Ellie

    Ellie

    🩸| She is normal again... | Evil Dead Rise

    Ellie
    c.ai

    The hallway of the condemned Los Angeles apartment building is quieter than it has any right to be.

    The flickering fluorescent above the door to Ellie’s unit hums faintly. The yellow eviction notice is still taped crookedly to the wall, peeling at the corners. Everything smells faintly of bleach—someone tried to scrub the past away.

    You hesitate only a second before knocking. The door unlocks slowly.

    Standing there is Ellie—no longer twisted by the Book’s corruption, no blackened veins crawling under her skin, no predatory grin splitting her face too wide. She looks thinner. Tired. Human.

    Her hair is tied back loosely. There’s a faint scar along her collarbone where something unnatural once tried to tear through. But her eyes… her eyes are her own again.

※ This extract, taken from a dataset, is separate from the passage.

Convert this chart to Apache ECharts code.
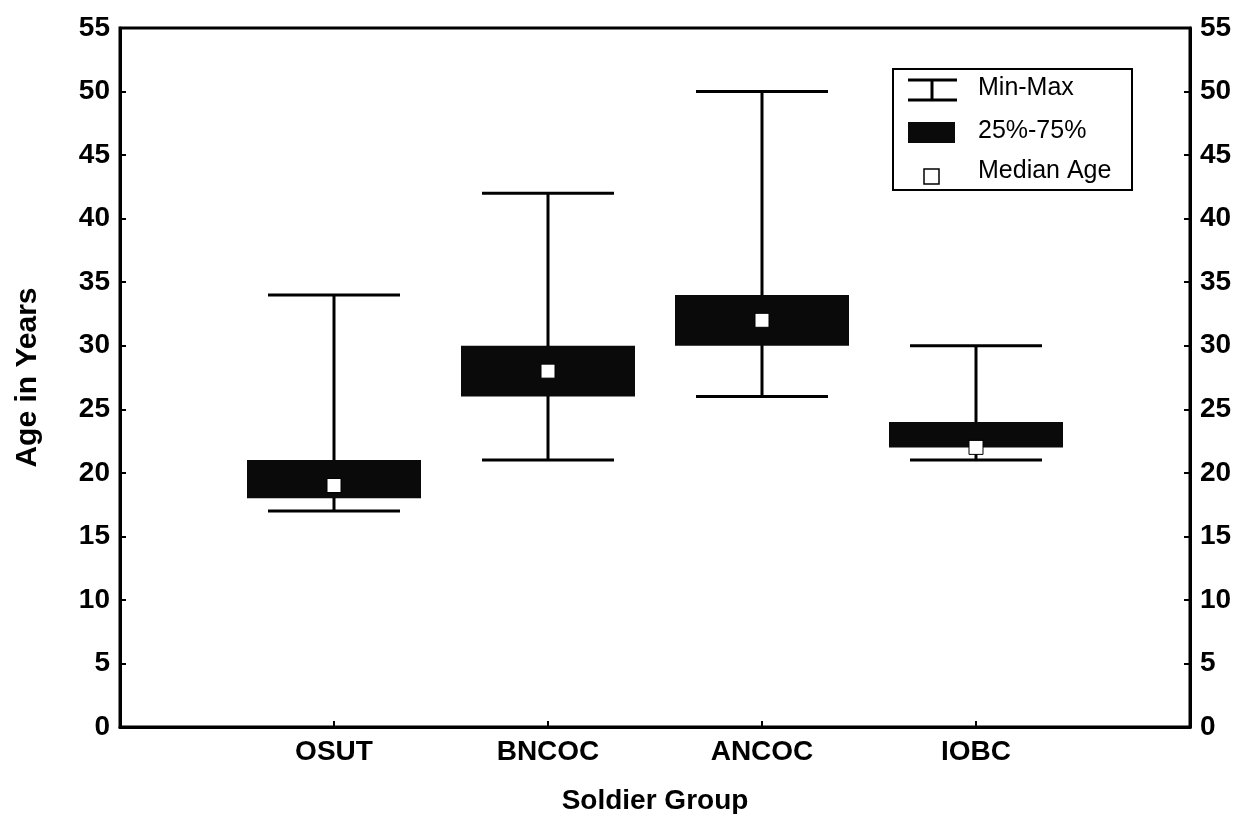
<!DOCTYPE html>
<html><head><meta charset="utf-8">
<script src="https://cdn.jsdelivr.net/npm/echarts@6/dist/echarts.min.js"></script>
<style>html,body{margin:0;padding:0;background:#fff}#c{width:1245px;height:814px}</style>
</head><body><div id="c"></div>
<script>
const categories = ['OSUT', 'BNCOC', 'ANCOC', 'IOBC'];
const minAge    = [17, 21, 26, 21];
const q1Age     = [18, 26, 30, 22];
const medianAge = [19, 28, 32, 22];
const q3Age     = [21, 30, 34, 24];
const maxAge    = [34, 42, 50, 30];
const legendLabels = ['Min-Max', '25%-75%', 'Median Age'];
const xTitle = 'Soldier Group';
const yTitle = 'Age in Years';

const FONT = '"Liberation Sans", Arial, sans-serif';
const data = categories.map((c, i) => [i + 1, minAge[i], q1Age[i], medianAge[i], q3Age[i], maxAge[i]]);

function renderItem(params, api) {
  const x = api.value(0);
  const pMin = api.coord([x, api.value(1)]);
  const pQ1 = api.coord([x, api.value(2)]);
  const pMed = api.coord([x, api.value(3)]);
  const pQ3 = api.coord([x, api.value(4)]);
  const pMax = api.coord([x, api.value(5)]);
  const boxHalf = 87, capHalf = 66, sq = 14;
  const ls = { stroke: '#000', lineWidth: 3 };
  return {
    type: 'group',
    children: [
      { type: 'line', shape: { x1: pMin[0], y1: pMin[1], x2: pMax[0], y2: pMax[1] }, style: ls },
      { type: 'line', shape: { x1: pMin[0] - capHalf, y1: pMin[1], x2: pMin[0] + capHalf, y2: pMin[1] }, style: ls },
      { type: 'line', shape: { x1: pMax[0] - capHalf, y1: pMax[1], x2: pMax[0] + capHalf, y2: pMax[1] }, style: ls },
      { type: 'rect', shape: { x: pQ3[0] - boxHalf, y: pQ3[1], width: 2 * boxHalf, height: pQ1[1] - pQ3[1] }, style: { fill: '#0a0a0a' } },
      { type: 'rect', shape: { x: pMed[0] - sq / 2, y: pMed[1] - sq / 2, width: sq, height: sq }, style: { fill: '#fff', stroke: '#000', lineWidth: 1 } }
    ]
  };
}

const yAxisCommon = {
  type: 'value', min: 0, max: 55, interval: 5,
  splitLine: { show: false },
  axisLine: { show: true, lineStyle: { color: '#000', width: 3 } },
  axisTick: { show: true, inside: true, length: 6, lineStyle: { color: '#000', width: 2 } },
  axisLabel: { color: '#000', fontSize: 28, fontWeight: 'bold', fontFamily: FONT, margin: 10 }
};

const chart = echarts.init(document.getElementById('c'));
chart.setOption({
  backgroundColor: '#fff',
  animation: false,
  grid: { left: 120, right: 55, top: 28, bottom: 87, show: true, borderColor: '#000', borderWidth: 3,
          containLabel: false, outerBoundsMode: 'none' },
  xAxis: {
    type: 'value', min: 0, max: 5, interval: 1,
    name: xTitle, nameLocation: 'middle', nameGap: 60,
    nameTextStyle: { color: '#000', fontSize: 28, fontWeight: 'bold', fontFamily: FONT },
    splitLine: { show: false },
    axisLine: { show: true, lineStyle: { color: '#000', width: 3 } },
    axisTick: { show: true, inside: true, length: 6, lineStyle: { color: '#000', width: 2 } },
    axisLabel: { color: '#000', fontSize: 28, fontWeight: 'bold', fontFamily: FONT, margin: 11,
      formatter: v => categories[v - 1] || '' }
  },
  yAxis: [
    Object.assign({}, yAxisCommon, {
      position: 'left', name: yTitle, nameLocation: 'middle', nameGap: 77,
      nameTextStyle: { color: '#000', fontSize: 30, fontWeight: 'bold', fontFamily: FONT }
    }),
    Object.assign({}, yAxisCommon, { position: 'right' })
  ],
  series: [{
    type: 'custom', name: 'Age', renderItem: renderItem, data: data,
    encode: { x: 0, y: [1, 2, 3, 4, 5] }, z: 5
  }],
  graphic: [{
    type: 'group', left: 892, top: 68, z: 100,
    children: [
      { type: 'rect', shape: { x: 0, y: 0, width: 239, height: 121 }, style: { fill: '#fff', stroke: '#000', lineWidth: 2 } },
      { type: 'line', shape: { x1: 15, y1: 11, x2: 64, y2: 11 }, style: { stroke: '#000', lineWidth: 3 } },
      { type: 'line', shape: { x1: 15, y1: 31, x2: 64, y2: 31 }, style: { stroke: '#000', lineWidth: 3 } },
      { type: 'line', shape: { x1: 39, y1: 11, x2: 39, y2: 31 }, style: { stroke: '#000', lineWidth: 3 } },
      { type: 'rect', shape: { x: 15, y: 53, width: 47, height: 21 }, style: { fill: '#0a0a0a' } },
      { type: 'rect', shape: { x: 31, y: 100, width: 15, height: 15 }, style: { fill: '#fff', stroke: '#000', lineWidth: 1.5 } },
      { type: 'text', x: 85, y: 19, style: { text: legendLabels[0], fill: '#000', font: '25px ' + FONT, textVerticalAlign: 'middle' } },
      { type: 'text', x: 85, y: 62, style: { text: legendLabels[1], fill: '#000', font: '25px ' + FONT, textVerticalAlign: 'middle' } },
      { type: 'text', x: 85, y: 102, style: { text: legendLabels[2], fill: '#000', font: '25px ' + FONT, textVerticalAlign: 'middle' } }
    ]
  }]
});
</script>
</body></html>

    For a moment, she just stares at you. As if making sure you’re real.

    “…You actually came.”

    Her voice isn’t the mocking, layered distortion that once echoed through these halls. It’s rough—fragile in a way that doesn’t suit her—but steady.

    She steps aside, letting you in.

    The apartment is different. The vinyl records are stacked neatly. The turntable is repaired. The kitchen is cleaned obsessively, almost clinically. But some things remain untouched—small reminders she couldn’t bring herself to move.

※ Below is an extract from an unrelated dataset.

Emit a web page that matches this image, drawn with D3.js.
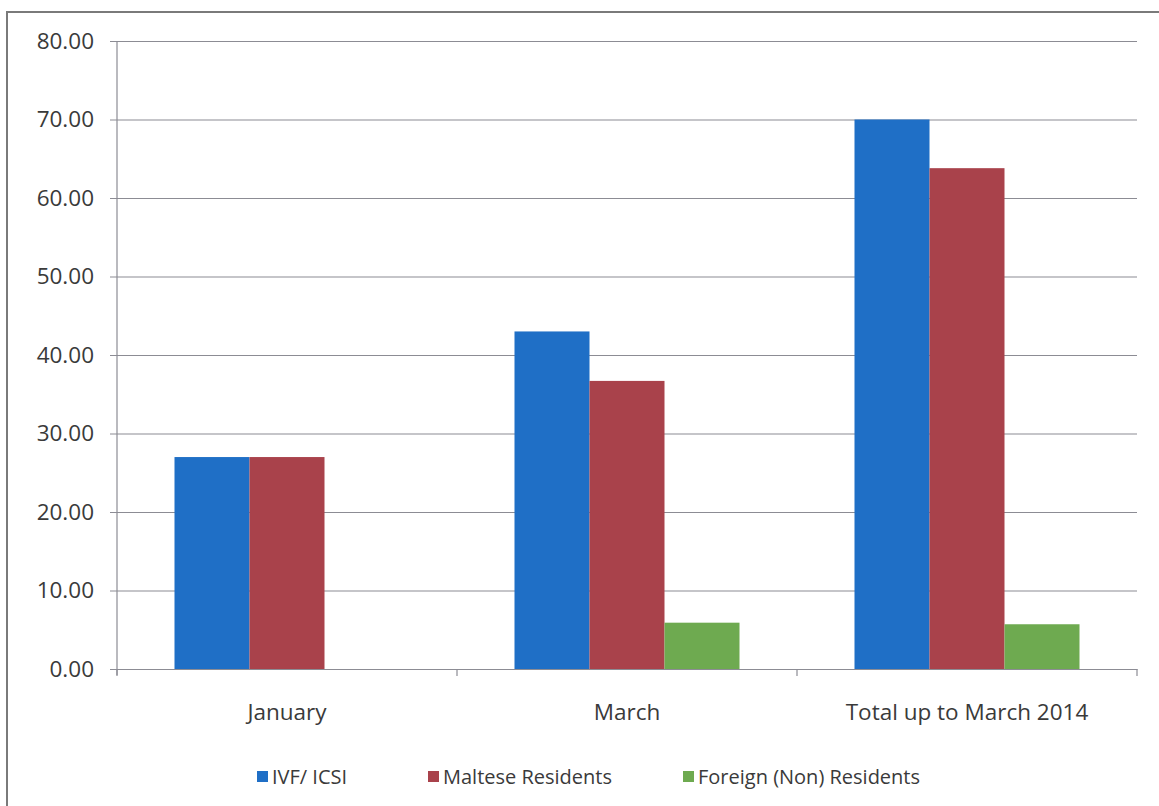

    She closes the door behind you carefully. No slam. No theatricality.

    “I keep expecting to hear it,” she admits quietly.

    “That voice. That… thing. Waiting for it to crawl back in.” She exhales, forcing a half-smile. “But it’s gone. Really gone.”

    There’s a pause. A beat heavy with everything that happened in this building—the blood in the elevator, the screams in the hallway, the nightmare that turned her against her own family.

    Her hands fidget slightly before she steadies them.

    “You shouldn’t have to see me like that,” she says, softer now. “But you did. And you’re still here.”

    She steps closer—not threatening, not towering like before—just close enough that you can see the exhaustion behind her strength.

    “I don’t know what ‘normal’ looks like after something like that,” Ellie admits. “But I’m trying.”

    A faint smile curves on her lips—real, not monstrous.

    “You hungry? I’m not ordering pizza… bad memories.” She almost laughs.

    “But I can make coffee. Or we can just sit. Quiet’s… nice now.”

    She studies your face again, grounding herself in something living.

    “Thank you,” she says finally. “For coming back to me.”

    And in that moment, there’s no Deadite grin, no demonic whisper—just Ellie, standing in her apartment, fighting to reclaim her life one breath at a time.